Things that You Should Never Say to a Grieving Person

Grieving person

Understanding the feeling of grief is not as easy as it seems. We feel sad when grieving over something such as a devastating breakup, the death of a pet, and more. Words cannot express the amount of pain you are feeling due to the loss of someone important to you. More so, knowing the fact that the one you lost will never come back again.

Adding to that pain is seeing the name of that person or pet on Ogden headstones. No matter how painful, it will serve as a reminder that they existed and gave your life a purpose. Of course, you want that memory of that loved one preserved for eternity.

Support for someone who’s grieving

There is nothing more painful than losing a loved one. People grieve differently. Some can move on with their normal lives even though the pain is still there. On the other hand, some people spiral into depression and end up being unproductive for some time. Nonetheless, we can play an essential role in their healing.

One way is how we compose the right words to say to the one who’s grieving. If you think that it's easy to give words of assurance, you might actually have a hard time. Worse, you might say some words that won’t even help with their grieving. That leaves you with some dilemma of how you can give comfort to someone without offending him or her.

What not to say to someone who’s grieving

Choosing the words to say to someone grieving can be a little tricky. To give you an idea, here are some things you should NOT say to a grieving person:

“Are you okay?”

The answer is no. Why ask this when the person lost something essential to his/her life? Some would answer, “I’m fine,” but the truth is that they’re not.
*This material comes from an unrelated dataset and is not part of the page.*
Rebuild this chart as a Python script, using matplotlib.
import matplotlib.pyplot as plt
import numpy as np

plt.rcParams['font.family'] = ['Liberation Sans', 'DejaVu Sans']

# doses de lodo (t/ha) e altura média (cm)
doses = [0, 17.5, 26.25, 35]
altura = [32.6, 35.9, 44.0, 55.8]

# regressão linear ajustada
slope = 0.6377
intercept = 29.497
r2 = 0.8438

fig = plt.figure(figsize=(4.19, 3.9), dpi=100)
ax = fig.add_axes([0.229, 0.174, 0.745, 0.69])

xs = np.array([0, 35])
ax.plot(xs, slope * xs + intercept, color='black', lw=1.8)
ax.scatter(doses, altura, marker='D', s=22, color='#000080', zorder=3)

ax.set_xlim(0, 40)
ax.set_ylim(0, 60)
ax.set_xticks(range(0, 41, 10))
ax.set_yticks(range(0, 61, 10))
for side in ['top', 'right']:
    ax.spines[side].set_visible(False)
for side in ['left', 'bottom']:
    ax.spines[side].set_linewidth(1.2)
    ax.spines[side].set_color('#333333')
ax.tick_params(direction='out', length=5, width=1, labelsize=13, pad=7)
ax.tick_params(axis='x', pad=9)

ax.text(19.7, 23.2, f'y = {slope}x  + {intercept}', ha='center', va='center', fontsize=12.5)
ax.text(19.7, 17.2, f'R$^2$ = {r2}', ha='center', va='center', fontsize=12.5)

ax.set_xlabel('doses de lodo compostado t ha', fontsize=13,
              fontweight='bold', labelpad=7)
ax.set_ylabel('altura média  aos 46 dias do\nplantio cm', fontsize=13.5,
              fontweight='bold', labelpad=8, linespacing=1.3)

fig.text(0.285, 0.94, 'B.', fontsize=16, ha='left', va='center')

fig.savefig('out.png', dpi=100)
Instead, you can acknowledge the pain they’re feeling during that moment. Say something like, “It’s painful right now for you” and let them grieve at that moment.

Death

“At least they’re in a better place now.”

So does this mean the deceased was not in a good place when they were still alive? Kind of offensive, depending on how the grieving person will perceive it. It also downplays the pain the person is feeling during that moment. Instead, you can say “I am so sorry for your loss.”
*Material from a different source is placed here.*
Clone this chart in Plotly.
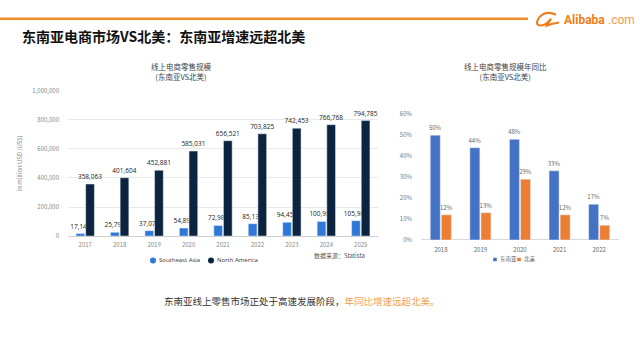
import plotly.graph_objects as go

# ---------------- data ----------------
years_left = ["2017", "2018", "2019", "2020", "2021", "2022", "2023", "2024", "2025"]
sea_sales = [17141, 25796, 37075, 54893, 72987, 85132, 94453, 100959, 105983]
na_sales = [358063, 401604, 452881, 585031, 656521, 703825, 742453, 766768, 794785]
left_ticks = [0, 200000, 400000, 600000, 800000, 1000000]

years_right = ["2018", "2019", "2020", "2021", "2022"]
sea_growth = [0.50, 0.44, 0.48, 0.33, 0.17]
na_growth = [0.12, 0.13, 0.29, 0.12, 0.07]
right_ticks = [0, 0.1, 0.2, 0.3, 0.4, 0.5, 0.6]

W, H = 640, 360
def px(x):
    return x / W
def py(y):
    return 1 - y / H

CJK = "Noto Sans CJK SC"
SEA_C = "#2f78d8"
NA_C = "#0d2440"
BLUE_R = "#4472c4"
ORANGE_R = "#ed7d31"
LOGO_C = "#f07c1a"

fig = go.Figure()

# left chart
fig.add_trace(go.Bar(x=years_left, y=sea_sales, name="Southeast Asia", marker_color=SEA_C,
                     texttemplate="%{y:,d}", textposition="outside", constraintext="none",
                     textfont=dict(size=6.5, color="#222", family="Open Sans"), cliponaxis=False,
                     showlegend=False, xaxis="x", yaxis="y"))
fig.add_trace(go.Bar(x=years_left, y=na_sales, name="North America", marker_color=NA_C,
                     texttemplate="%{y:,d}", textposition="outside", constraintext="none",
                     textfont=dict(size=6.5, color="#222", family="Open Sans"), cliponaxis=False,
                     showlegend=False, xaxis="x", yaxis="y"))

# right chart
fig.add_trace(go.Bar(x=years_right, y=sea_growth, name="东南亚", marker_color=BLUE_R,
                     texttemplate="%{y:.0%}", textposition="outside", constraintext="none",
                     textfont=dict(size=6, color="#666", family=CJK), cliponaxis=False,
                     showlegend=False, xaxis="x2", yaxis="y2"))
fig.add_trace(go.Bar(x=years_right, y=na_growth, name="北美", marker_color=ORANGE_R,
                     texttemplate="%{y:.0%}", textposition="outside", constraintext="none",
                     textfont=dict(size=6, color="#666", family=CJK), cliponaxis=False,
                     showlegend=False, xaxis="x2", yaxis="y2"))

fig.update_layout(
    width=W, height=H, margin=dict(l=0, r=0, t=0, b=0),
    paper_bgcolor="white", plot_bgcolor="rgba(0,0,0,0)",
    barmode="group", bargap=0.44, bargroupgap=0.1, showlegend=False,
    font=dict(family=CJK, color="#333"),
    xaxis=dict(domain=[px(68), px(378)], type="category", range=[-0.5, 8.5], showgrid=False,
               showline=False, ticks="", tickfont=dict(size=6, color="#888"), anchor="y",
               ticklabelstandoff=4),
    yaxis=dict(domain=[py(237), py(88)], range=[0, 1000000], tickvals=left_ticks,
               tickformat=",d", showgrid=True, gridcolor="#e8e8e8", gridwidth=1,
               zeroline=True, zerolinecolor="#cfcfcf", zerolinewidth=1,
               tickfont=dict(size=6, color="#888"), ticks="", ticklabelstandoff=8,
               title=dict(text="in million USD (US$)", font=dict(size=6, color="#888"), standoff=9),
               anchor="x"),
    xaxis2=dict(domain=[px(421), px(619)], type="category", range=[-0.5, 4.5], showgrid=False,
                showline=False, ticks="", tickfont=dict(size=6, color="#666"), anchor="y2",
                ticklabelstandoff=5),
    yaxis2=dict(domain=[py(241), py(112)], range=[0, 0.6], tickvals=right_ticks,
                tickformat=".0%", showgrid=False, zeroline=True, zerolinecolor="#d9d9d9",
                zerolinewidth=1, tickfont=dict(size=6, color="#777"), ticks="",
                ticklabelstandoff=8, anchor="x2"),
)

shapes = []
# top orange line
shapes.append(dict(type="line", xref="paper", yref="paper", x0=0, x1=px(528), y0=py(14), y1=py(14),
                   line=dict(color="#f08a2a", width=2.5)))

# logo swoosh icon
def path(cmds):
    out = []
    for c in cmds:
        if isinstance(c, str):
            out.append(c)
        else:
            out.append(f"{px(c[0]):.5f},{py(c[1]):.5f}")
    return " ".join(out)

shapes.append(dict(type="path", xref="paper", yref="paper",
                   path=path(["M", (556, 10), "Q", (546, 5), (539, 13), "Q", (534, 21), (541, 21),
                              "Q", (546, 21), (551, 14), "L", (547, 21), "Q", (552, 19), (559, 18)]),
                   line=dict(color=LOGO_C, width=2), fillcolor="rgba(0,0,0,0)"))

# manual legends
def dot(x, y, r, color, kind="circle"):
    if kind == "circle":
        return dict(type="circle", xref="paper", yref="paper", x0=px(x - r), x1=px(x + r),
                    y0=py(y + r), y1=py(y - r), fillcolor=color, line=dict(width=0))
    return dict(type="rect", xref="paper", yref="paper", x0=px(x - r), x1=px(x + r),
                y0=py(y + r), y1=py(y - r), fillcolor=color, line=dict(width=0))

shapes += [dot(153, 262, 3, SEA_C), dot(211, 262, 3, NA_C),
           dot(495, 261, 1.8, BLUE_R, "rect"), dot(519, 261, 1.8, ORANGE_R, "rect")]
fig.update_layout(shapes=shapes)

def note(text, x, y, size, color, family=CJK, xanchor="center", **kw):
    return dict(text=text, x=px(x), y=py(y), xref="paper", yref="paper", xanchor=xanchor,
                yanchor="middle", showarrow=False, font=dict(size=size, color=color, family=family), **kw)

ann = [
    note("<b>Alibaba</b>", 607, 15, 12, LOGO_C, "Roboto", "right"),
    note(".com", 606, 15.5, 12, "#f39a4a", "Roboto", "left"),
    # main title
    note("<b>东南亚电商市场VS北美：东南亚增速远超北美</b>", 20, 32, 14, "#111", CJK, "left"),
    # chart titles
    note("线上电商零售规模<br>(东南亚VS北美)", 181, 68, 7.5, "#444", align="center"),
    note("线上电商零售规模年同比<br>(东南亚VS北美)", 505, 68, 7.5, "#444", align="center"),
    # legends
    note("Southeast Asia", 157, 262, 6, "#333", "Open Sans", "left"),
    note("North America", 215, 262, 6, "#333", "Open Sans", "left"),
    note("东南亚", 497.5, 261, 5.5, "#666", CJK, "left"),
    note("北美", 521.5, 261, 5.5, "#666", CJK, "left"),
    # source
    note("数据来源：Statista", 367, 257, 6, "#555", CJK, "right"),
    # bottom text
    note("东南亚线上零售市场正处于高速发展阶段，<span style='color:#f2a04f'>年同比增速远超北美。</span>",
         302, 304, 9.5, "#333"),
]
fig.update_layout(annotations=ann)

fig.write_html("out.html", config={"displayModeBar": False, "staticPlot": True},
               post_script="document.body.style.margin='0';document.body.style.padding='0';")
“Heaven gained another angel. He/she is in God’s hands now.”

First of all, your religious beliefs might be different from the one who’s grieving. Even if you share the same opinions, it can make them question his/her faith in God. Instead, you can say that you will include the person in your prayers and hope that they will overcome this trying time in their life.

Saying the right words at the right time is not that easy, especially to those who are grieving. In such moments, they don’t need fancy words and Biblical quotes – they want the pain to subside and move on to their normal lives. But as a good person, you can only assure them of your presence and be there to help them carry on.